In his Reflections on the Revolution in France (1790), Burke criticised Rousseau's notion of a social contract between the sovereign and the peoples. According to Burke, society is built on a contract, but not only between those who are alive, but also those who are no longer and those who are to come. And it is precisely this social arrangement, which is also intergenerational and, to a large extent, civilizational, that is on the brink of destruction. As noted above, the West is experiencing a climate of social tension and ideological polarisation that finds its most immediate precedent in time in the post-world war period[1]. This growing tension is the cause, and the consequence, of gross fractures within our societies. However, all this is a necessary but not sufficient condition to threaten the democratic consensus that has prevailed until now. Neither is it, despite its seriousness, the historical revisionism motivated by a radicalised left, which holds innate revolutionary conditions that makes any tacit, implicit, and even moral agreement with our ancestors invalid. Rupture is its hallmark of the revolution, without assessing whether normatively and instrumentally, any system, structure or agreement are worth safeguarding or respecting in whole or in part.

These are two necessary conditions to explain the collapse of the social contract, but a third element is fundamental since it acts as a catalyst for the previous two, and it is the erroneous consecration of consent as the basis for political authority and obligation. Thus, consent is today the main doctrine of political legitimacy. However, while Burke recognised that some sort of contract ought to exist as the basis of society, he rejected the dogma of consent. And this is something that greatly contrasts to what is defended not by the radical left, but by some currents of liberalism (more anarchist and populist) with exponents of the stature of Thomas Jefferson, for whom the revolution has to be periodically renewed, since “[T]he tree of liberty must be refreshed from time to time with the blood of patriots and tyrants. It is it's natural manure”.

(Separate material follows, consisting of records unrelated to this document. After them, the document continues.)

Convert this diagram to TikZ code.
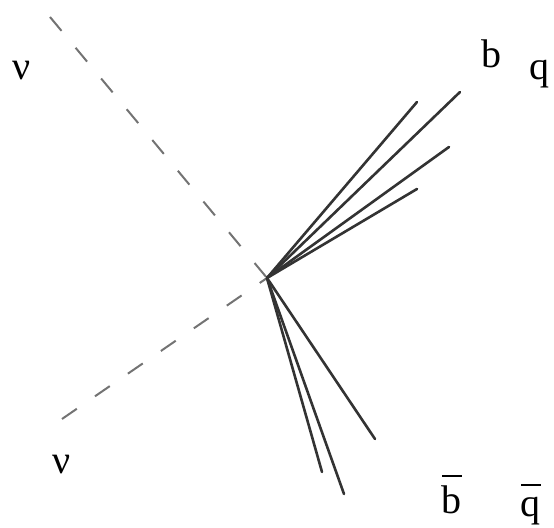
\documentclass[tikz,border=0pt]{standalone}
\usepackage{fontspec}
\setmainfont{Liberation Serif}
\usetikzlibrary{positioning}

% letter with a raised bar over it: {letter}{raise}{bar width}
\newcommand\barletter[3]{\leavevmode\rlap{\hspace{.01em}\rule[#2]{#3}{.055em}}#1}

\begin{document}
\begin{tikzpicture}[x=0.5pt, y=-0.5pt,
  jet/.style={line width=1.3pt, draw=black!80, line cap=round},
  nuline/.style={line width=1pt, draw=black!55, dash pattern=on 9pt off 11pt},
  lbl/.style={font=\fontsize{20}{24}\selectfont, inner sep=0pt, anchor=base}]

  \useasboundingbox (0,0) rectangle (554,528);

  % decay vertex
  \coordinate (vtx) at (267,278);

  % neutrino directions (dashed)
  \coordinate (nu1) at (50,17);
  \coordinate (nu2) at (62,419);
  \draw[nuline] (nu1) -- (vtx);
  \draw[nuline] (nu2) -- (vtx);

  % b / q jets, upward
  \coordinate (j1) at (417,102);
  \coordinate (j2) at (460,92);
  \coordinate (j3) at (449,147);
  \coordinate (j4) at (417,189);
  \foreach \j in {j1,j2,j3,j4}
    \draw[jet] (vtx) -- (\j);

  % anti-b / anti-q jets, downward
  \coordinate (k1) at (375,439);
  \coordinate (k2) at (322,472);
  \coordinate (k3) at (344,494);
  \foreach \k in {k1,k2,k3}
    \draw[jet] (vtx) -- (\k);

  % labels
  \node[lbl] (nuA) at (22,80) {ν};
  \node[lbl] (nuB) at (62,474) {ν};
  \node[lbl] (bq)  at (492,68) {b};
  \node[lbl] (qq)  at (540,80) {q};
  \node[lbl] (bbar) at (452,514) {\barletter{b}{0.92em}{0.48em}};
  \node[lbl] (qbar) at (531,517) {\barletter{q}{0.78em}{0.48em}};

\end{tikzpicture}
\end{document}
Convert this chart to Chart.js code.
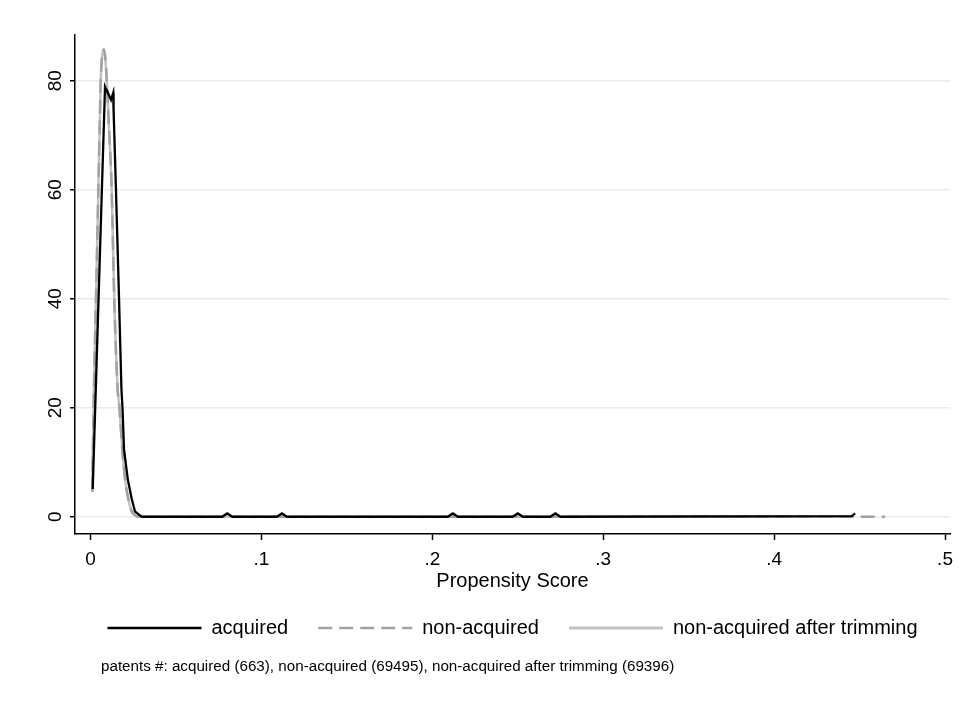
<!DOCTYPE html>
<html>
<head>
<meta charset="utf-8">
<script src="https://cdn.jsdelivr.net/npm/chart.js@4.4.1/dist/chart.umd.min.js"></script>
<style>
  html, body { margin: 0; padding: 0; background: #fff; }
  #wrap { width: 980px; height: 714px; }
</style>
</head>
<body>
<div id="wrap"><canvas id="kdens"></canvas></div>
<script>
// kernel densities of the propensity score
var acquiredX = [0.0013, 0.0085, 0.0120, 0.0133, 0.0135, 0.0149, 0.0167, 0.0181, 0.0187, 0.0196, 0.0218, 0.0241, 0.0260, 0.0286, 0.0301,
  0.0770, 0.0800, 0.0830, 0.1090, 0.1120, 0.1150, 0.2090, 0.2120, 0.2150,
  0.2470, 0.2500, 0.2530, 0.2690, 0.2720, 0.2750, 0.4454, 0.4474];
var acquiredY = [5.1, 78.9, 76.5, 77.8, 74.7, 60.0, 39.9, 23.4, 20.1, 12.4, 6.9, 3.3, 1.0, 0.3, 0,
  0, 0.6, 0, 0, 0.6, 0, 0, 0.6, 0,
  0, 0.6, 0, 0, 0.6, 0, 0.1, 0.6];

var nonAcqX = [0.0010, 0.0020, 0.0032, 0.0046, 0.0056, 0.0060, 0.0079, 0.0095, 0.0106, 0.0124, 0.0139, 0.0159, 0.0169,
  0.0186, 0.0202, 0.0221, 0.0241, 0.0260, 0.0278, 0.4649];
var nonAcqY = [4.6, 23.4, 39.9, 60.0, 74.7, 80.2, 85.8, 80.2, 72.8, 60.0, 39.9, 23.4, 20.1,
  12.4, 6.9, 3.3, 1.0, 0.3, 0, 0];

var trimmedX = [0.0010, 0.0020, 0.0032, 0.0046, 0.0056, 0.0060, 0.0079, 0.0095, 0.0106, 0.0124, 0.0139, 0.0159, 0.0169,
  0.0186, 0.0202, 0.0221, 0.0241, 0.0260, 0.0278, 0.4460];
var trimmedY = [4.6, 23.4, 39.9, 60.0, 74.6, 80.1, 85.7, 80.1, 72.8, 60.0, 39.9, 23.4, 20.1,
  12.4, 6.9, 3.3, 1.0, 0.3, 0, 0];

var xTicks = [0, 0.1, 0.2, 0.3, 0.4, 0.5];
var xTickLabels = ["0", ".1", ".2", ".3", ".4", ".5"];
var yTicks = [0, 20, 40, 60, 80];
var yTickLabels = ["0", "20", "40", "60", "80"];

var seriesNames = ["acquired", "non-acquired", "non-acquired after trimming"];
var note = "patents #: acquired (663), non-acquired (69495), non-acquired after trimming (69396)";

function points(xs, ys) {
  var out = [];
  for (var i = 0; i < xs.length; i++) {
    out.push({ x: xs[i], y: ys[i] });
  }
  return out;
}

// footnote under the legend
var notePlugin = {
  id: "note",
  afterDraw: function (chart) {
    var ctx = chart.ctx;
    ctx.save();
    ctx.font = '15.2px "Liberation Sans", Arial, sans-serif';
    ctx.fillStyle = "#000";
    ctx.textBaseline = "middle";
    ctx.textAlign = "left";
    ctx.fillText(note, 101, 667);
    ctx.restore();
  }
};

Chart.defaults.font.family = '"Liberation Sans", Arial, sans-serif';
Chart.defaults.color = "#000";

var ctx = document.getElementById("kdens");

var kdChart = new Chart(ctx, {
  type: "line",
  data: {
    datasets: [
      {
        label: seriesNames[0],
        data: points(acquiredX, acquiredY),
        borderColor: "#000",
        borderWidth: 2.3,
        tension: 0,
        pointRadius: 0,
        fill: false,
      },
      {
        label: seriesNames[1],
        data: points(nonAcqX, nonAcqY),
        borderColor: "#a2a2a2",
        borderWidth: 2.5,
        borderDash: [14, 7],
        cubicInterpolationMode: "monotone",
        pointRadius: 0,
        fill: false,
      },
      {
        label: seriesNames[2],
        data: points(trimmedX, trimmedY),
        borderColor: "#c2c2c2",
        borderWidth: 2.5,
        cubicInterpolationMode: "monotone",
        pointRadius: 0,
        fill: false,
      },
    ],
  },
  options: {
    responsive: true,
    maintainAspectRatio: false,
    animation: false,
    devicePixelRatio: 1,
    layout: { padding: { top: 35, right: 30, bottom: 66, left: 0 } },
    plugins: {
      legend: {
        display: true,
        position: "bottom",
        fullSize: false,
        labels: {
          usePointStyle: true,
          pointStyle: "line",
          pointStyleWidth: 94,
          padding: 30,
          color: "#000",
          font: { size: 20 },
          // point-style items drop the dash, so take it from the dataset
          generateLabels: function (chart) {
            var items = Chart.defaults.plugins.legend.labels.generateLabels(chart);
            items.forEach(function (item) {
              var ds = chart.data.datasets[item.datasetIndex];
              item.lineDash = ds.borderDash || [];
              item.strokeStyle = ds.borderColor;
              item.lineWidth = ds.borderDash ? 2.6 : (item.datasetIndex === 0 ? 2.6 : 2.8);
            });
            return items;
          },
        },
      },
      tooltip: { enabled: false },
    },
    scales: {
      x: {
        type: "linear",
        min: -0.00907,
        max: 0.5029,
        afterBuildTicks: function (scale) {
          scale.ticks = xTicks.map(function (v) { return { value: v }; });
        },
        afterFit: function (scale) { scale.height = 54; },
        grid: { drawOnChartArea: false, drawTicks: true, tickLength: 6, tickColor: "#000", tickWidth: 1.5 },
        border: { display: true, color: "#000", width: 1.5 },
        ticks: {
          padding: 8,
          maxRotation: 0,
          autoSkip: false,
          font: { size: 19 },
          callback: function (v, i) { return xTickLabels[i]; },
        },
        title: {
          display: true,
          text: "Propensity Score",
          font: { size: 20 },
          padding: { top: 0, bottom: -5 },
        },
      },
      y: {
        type: "linear",
        min: -3.17,
        max: 88.4,
        afterBuildTicks: function (scale) {
          scale.ticks = yTicks.map(function (v) { return { value: v }; });
        },
        afterFit: function (scale) { scale.width = 75; },
        grid: { color: "#e3edef", lineWidth: 1.5, drawTicks: true, tickLength: 5, tickColor: "#000", tickWidth: 1.5 },
        border: { display: true, color: "#000", width: 1.5 },
        ticks: {
          padding: 4,
          minRotation: 90,
          maxRotation: 90,
          crossAlign: "center",
          autoSkip: false,
          font: { size: 19 },
          callback: function (v, i) { return yTickLabels[i]; },
        },
      },
    },
  },
  plugins: [notePlugin],
});
</script>
</body>
</html>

Burke, far from advocating any kind of authoritarianism, was a fierce defender of freedom. However, those who warn of the dangers to freedom that the perennial revolution entails, of the submission of basic questions of coexistence to plebiscites, fragile consensuses, etc., are often branded as authoritarian. The question does not lie in the choice between freedom or authority but in understanding that freedom, in a positive sense, needs certain conditions that are being taken from us today. And it is that, as Burke also pointed out, in our societies human beings have rights, but not in an abstract sense but because of being members of a specific political community, historically developed through complex and sophisticated agreements. A political community that is the result of a set of customs and value systems, of behaviours, prejudices, interests, and opinions, which have organically joined or entered synergies to maximise their interests. Characteristics that are worth preserving because they are instrumentally superior, as witnessed by the greatest economic and technological development and the greatest prosperity in history, and morally as well, as evidenced by the fact that, under this civilization, now in agony, has achieved the highest standards and the best protection of rights and freedoms than any other. Our current behaviour is a completely suicidal modus vivendi, based, as Jordan Peterson points out in 12 Rules For Life: An Antidote to Chaos (2018), in “overvaluing what we do not have and despising what we do have”, ignoring that “gratitude has a certain real utility, [ as] it is a good form of protection against the dangers of victimhood and resentment”, two of the main hallmarks of the West today. Gratitude and solidarity towards our fellow citizens, towards those who preceded us and towards those who will succeed us. This is the only way to save what has cost so much effort to build.

 

[1] Let us remember at this point that the Second World War was truly ideological while the First was a Great War of Empires in which all of them perished, except the American, who was born giving way to a new world of which we are heirs and that perhaps now see its decline.